**Work to be completed:** Set the listing down again exactly, please, apart from its pictures.

**Supplied material:**
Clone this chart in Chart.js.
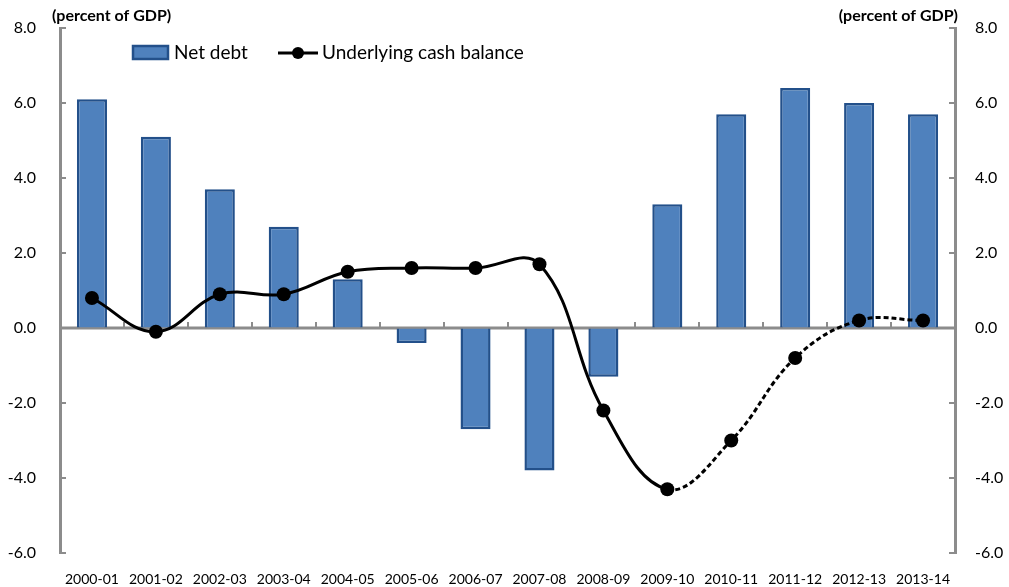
<!DOCTYPE html>
<html>
<head>
<meta charset="utf-8">
<script src="https://cdn.jsdelivr.net/npm/chart.js@4/dist/chart.umd.min.js"></script>
<style>
  html, body { margin: 0; padding: 0; background: #fff; }
  #wrap { position: relative; width: 1009px; height: 587px; }
</style>
</head>
<body>
<div id="wrap"><canvas id="chart" width="1009" height="587"></canvas></div>
<script>
// Fiscal years
const years = ['2000-01', '2001-02', '2002-03', '2003-04', '2004-05', '2005-06', '2006-07',
    '2007-08', '2008-09', '2009-10', '2010-11', '2011-12', '2012-13', '2013-14'];

// Net debt (percent of GDP)
const netDebt = [6.1, 5.1, 3.7, 2.7, 1.3, -0.4, -2.7, -3.8, -1.3, 3.3, 5.7, 6.4, 6.0, 5.7];

// Underlying cash balance (percent of GDP); projections from 2009-10 on are dashed
const cashBalance = [0.8, -0.1, 0.9, 0.9, 1.5, 1.6, 1.6, 1.7, -2.2, -4.3, -3.0, -0.8, 0.2, 0.2];
const projectionStart = 9;

const yTicks = [8, 6, 4, 2, 0, -2, -4, -6];

const axisGrey = '#8c8c8c';
const barFill = '#4F81BD';
const barEdge = '#23508A';
const fontFamily = 'Lato, "Open Sans", sans-serif';

// Extra drawing: zero axis, inward ticks, titles and legend
const decorations = {
    id: 'decorations',
    beforeDatasetsDraw(chart) {
        const ctx = chart.ctx;
        const area = chart.chartArea;
        const y = chart.scales.y;
        const zero = y.getPixelForValue(0);
        ctx.save();
        ctx.strokeStyle = axisGrey;
        ctx.lineWidth = 3;
        ctx.beginPath();
        ctx.moveTo(area.left, zero);
        ctx.lineTo(area.right, zero);
        ctx.stroke();

        // category boundary ticks on the zero line
        ctx.lineWidth = 2;
        const step = (area.right - area.left) / years.length;
        for (let i = 1; i < years.length; i++) {
            const px = Math.round(area.left + i * step);
            ctx.beginPath();
            ctx.moveTo(px, zero);
            ctx.lineTo(px, zero - 6);
            ctx.stroke();
        }

        // inward ticks on both value axes
        yTicks.forEach(v => {
            const py = Math.round(y.getPixelForValue(v));
            ctx.beginPath();
            ctx.moveTo(area.left, py);
            ctx.lineTo(area.left + 6, py);
            ctx.moveTo(area.right, py);
            ctx.lineTo(area.right - 6, py);
            ctx.stroke();
        });
        ctx.restore();
    },
    afterDraw(chart) {
        const ctx = chart.ctx;
        ctx.save();
        ctx.fillStyle = '#000';
        ctx.font = 'bold 16px ' + fontFamily;
        ctx.textBaseline = 'middle';
        ctx.textAlign = 'left';
        ctx.fillText('(percent of GDP)', 52, 16);
        ctx.textAlign = 'right';
        ctx.fillText('(percent of GDP)', 958, 16);

        // legend
        ctx.textAlign = 'left';
        ctx.font = '19px ' + fontFamily;
        ctx.fillStyle = barFill;
        ctx.strokeStyle = barEdge;
        ctx.lineWidth = 2.5;
        ctx.fillRect(133, 46, 35, 13);
        ctx.strokeRect(133, 46, 35, 13);
        ctx.fillStyle = '#000';
        ctx.fillText('Net debt', 174, 53);

        ctx.strokeStyle = '#000';
        ctx.lineWidth = 3;
        ctx.beginPath();
        ctx.moveTo(278, 53);
        ctx.lineTo(318, 53);
        ctx.stroke();
        ctx.beginPath();
        ctx.arc(298, 53, 6, 0, Math.PI * 2);
        ctx.fill();
        ctx.fillText('Underlying cash balance', 322, 53);
        ctx.restore();
    }
};

const fitY = width => s => {
    s.width = width;
    s.paddingTop = 0;
    s.paddingBottom = 0;
};

const chart = new Chart(document.getElementById('chart'), {
    type: 'bar',
    data: {
        labels: years,
        datasets: [
            {
                type: 'line',
                label: 'Underlying cash balance',
                data: cashBalance,
                borderColor: '#000',
                backgroundColor: '#000',
                borderWidth: 3,
                tension: 0.4,
                fill: false,
                pointRadius: 7,
                pointBackgroundColor: '#000',
                pointBorderWidth: 0,
                order: 0,
                segment: {
                    borderDash: c => c.p0DataIndex >= projectionStart ? [5, 3] : undefined
                }
            },
            {
                label: 'Net debt',
                data: netDebt,
                backgroundColor: barFill,
                borderColor: barEdge,
                borderWidth: 2.5,
                barPercentage: 0.94,
                categoryPercentage: 0.5,
                order: 1
            }
        ]
    },
    options: {
        responsive: false,
        animation: false,
        layout: { padding: { top: 28, left: 0, right: 0, bottom: 0 } },
        plugins: {
            legend: { display: false },
            tooltip: { enabled: false }
        },
        scales: {
            x: {
                position: 'bottom',
                grid: { display: false, drawTicks: false },
                border: { display: false },
                ticks: {
                    color: '#000',
                    font: { family: fontFamily, size: 14 },
                    padding: 18,
                    maxRotation: 0,
                    autoSkip: false
                },
                afterFit: s => { s.height = 34; }
            },
            y: {
                position: 'left',
                min: -6,
                max: 8,
                grid: { drawOnChartArea: false, drawTicks: false },
                border: { color: axisGrey, width: 3 },
                ticks: {
                    stepSize: 2,
                    color: '#000',
                    padding: 24,
                    font: { family: fontFamily, size: 16 },
                    callback: v => v.toFixed(1)
                },
                afterFit: fitY(60)
            },
            y2: {
                position: 'right',
                min: -6,
                max: 8,
                grid: { drawOnChartArea: false, drawTicks: false },
                border: { color: axisGrey, width: 3 },
                ticks: {
                    stepSize: 2,
                    color: '#000',
                    padding: 20,
                    font: { family: fontFamily, size: 16 },
                    callback: v => v.toFixed(1)
                },
                afterFit: fitY(54)
            }
        }
    },
    plugins: [decorations]
});
</script>
</body>
</html>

**Written solution:**
Clone this chart in Chart.js.
<!DOCTYPE html>
<html>
<head>
<meta charset="utf-8">
<script src="https://cdn.jsdelivr.net/npm/chart.js@4/dist/chart.umd.min.js"></script>
<style>
  html, body { margin: 0; padding: 0; background: #fff; }
  #wrap { position: relative; width: 1009px; height: 587px; }
</style>
</head>
<body>
<div id="wrap"><canvas id="chart" width="1009" height="587"></canvas></div>
<script>
// Fiscal years
const years = ['2000-01', '2001-02', '2002-03', '2003-04', '2004-05', '2005-06', '2006-07',
    '2007-08', '2008-09', '2009-10', '2010-11', '2011-12', '2012-13', '2013-14'];

// Net debt (percent of GDP)
const netDebt = [6.1, 5.1, 3.7, 2.7, 1.3, -0.4, -2.7, -3.8, -1.3, 3.3, 5.7, 6.4, 6.0, 5.7];

// Underlying cash balance (percent of GDP); projections from 2009-10 on are dashed
const cashBalance = [0.8, -0.1, 0.9, 0.9, 1.5, 1.6, 1.6, 1.7, -2.2, -4.3, -3.0, -0.8, 0.2, 0.2];
const projectionStart = 9;

const yTicks = [8, 6, 4, 2, 0, -2, -4, -6];

const axisGrey = '#8c8c8c';
const barFill = '#4F81BD';
const barEdge = '#23508A';
const fontFamily = 'Lato, "Open Sans", sans-serif';

// Extra drawing: zero axis, inward ticks, titles and legend
const decorations = {
    id: 'decorations',
    beforeDatasetsDraw(chart) {
        const ctx = chart.ctx;
        const area = chart.chartArea;
        const y = chart.scales.y;
        const zero = y.getPixelForValue(0);
        ctx.save();
        ctx.strokeStyle = axisGrey;
        ctx.lineWidth = 3;
        ctx.beginPath();
        ctx.moveTo(area.left, zero);
        ctx.lineTo(area.right, zero);
        ctx.stroke();

        // category boundary ticks on the zero line
        ctx.lineWidth = 2;
        const step = (area.right - area.left) / years.length;
        for (let i = 1; i < years.length; i++) {
            const px = Math.round(area.left + i * step);
            ctx.beginPath();
            ctx.moveTo(px, zero);
            ctx.lineTo(px, zero - 6);
            ctx.stroke();
        }

        // inward ticks on both value axes
        yTicks.forEach(v => {
            const py = Math.round(y.getPixelForValue(v));
            ctx.beginPath();
            ctx.moveTo(area.left, py);
            ctx.lineTo(area.left + 6, py);
            ctx.moveTo(area.right, py);
            ctx.lineTo(area.right - 6, py);
            ctx.stroke();
        });
        ctx.restore();
    },
    afterDraw(chart) {
        const ctx = chart.ctx;
        ctx.save();
        ctx.fillStyle = '#000';
        ctx.font = 'bold 16px ' + fontFamily;
        ctx.textBaseline = 'middle';
        ctx.textAlign = 'left';
        ctx.fillText('(percent of GDP)', 52, 16);
        ctx.textAlign = 'right';
        ctx.fillText('(percent of GDP)', 958, 16);

        // legend
        ctx.textAlign = 'left';
        ctx.font = '19px ' + fontFamily;
        ctx.fillStyle = barFill;
        ctx.strokeStyle = barEdge;
        ctx.lineWidth = 2.5;
        ctx.fillRect(133, 46, 35, 13);
        ctx.strokeRect(133, 46, 35, 13);
        ctx.fillStyle = '#000';
        ctx.fillText('Net debt', 174, 53);

        ctx.strokeStyle = '#000';
        ctx.lineWidth = 3;
        ctx.beginPath();
        ctx.moveTo(278, 53);
        ctx.lineTo(318, 53);
        ctx.stroke();
        ctx.beginPath();
        ctx.arc(298, 53, 6, 0, Math.PI * 2);
        ctx.fill();
        ctx.fillText('Underlying cash balance', 322, 53);
        ctx.restore();
    }
};

const fitY = width => s => {
    s.width = width;
    s.paddingTop = 0;
    s.paddingBottom = 0;
};

const chart = new Chart(document.getElementById('chart'), {
    type: 'bar',
    data: {
        labels: years,
        datasets: [
            {
                type: 'line',
                label: 'Underlying cash balance',
                data: cashBalance,
                borderColor: '#000',
                backgroundColor: '#000',
                borderWidth: 3,
                tension: 0.4,
                fill: false,
                pointRadius: 7,
                pointBackgroundColor: '#000',
                pointBorderWidth: 0,
                order: 0,
                segment: {
                    borderDash: c => c.p0DataIndex >= projectionStart ? [5, 3] : undefined
                }
            },
            {
                label: 'Net debt',
                data: netDebt,
                backgroundColor: barFill,
                borderColor: barEdge,
                borderWidth: 2.5,
                barPercentage: 0.94,
                categoryPercentage: 0.5,
                order: 1
            }
        ]
    },
    options: {
        responsive: false,
        animation: false,
        layout: { padding: { top: 28, left: 0, right: 0, bottom: 0 } },
        plugins: {
            legend: { display: false },
            tooltip: { enabled: false }
        },
        scales: {
            x: {
                position: 'bottom',
                grid: { display: false, drawTicks: false },
                border: { display: false },
                ticks: {
                    color: '#000',
                    font: { family: fontFamily, size: 14 },
                    padding: 18,
                    maxRotation: 0,
                    autoSkip: false
                },
                afterFit: s => { s.height = 34; }
            },
            y: {
                position: 'left',
                min: -6,
                max: 8,
                grid: { drawOnChartArea: false, drawTicks: false },
                border: { color: axisGrey, width: 3 },
                ticks: {
                    stepSize: 2,
                    color: '#000',
                    padding: 24,
                    font: { family: fontFamily, size: 16 },
                    callback: v => v.toFixed(1)
                },
                afterFit: fitY(60)
            },
            y2: {
                position: 'right',
                min: -6,
                max: 8,
                grid: { drawOnChartArea: false, drawTicks: false },
                border: { color: axisGrey, width: 3 },
                ticks: {
                    stepSize: 2,
                    color: '#000',
                    padding: 20,
                    font: { family: fontFamily, size: 16 },
                    callback: v => v.toFixed(1)
                },
                afterFit: fitY(54)
            }
        }
    },
    plugins: [decorations]
});
</script>
</body>
</html>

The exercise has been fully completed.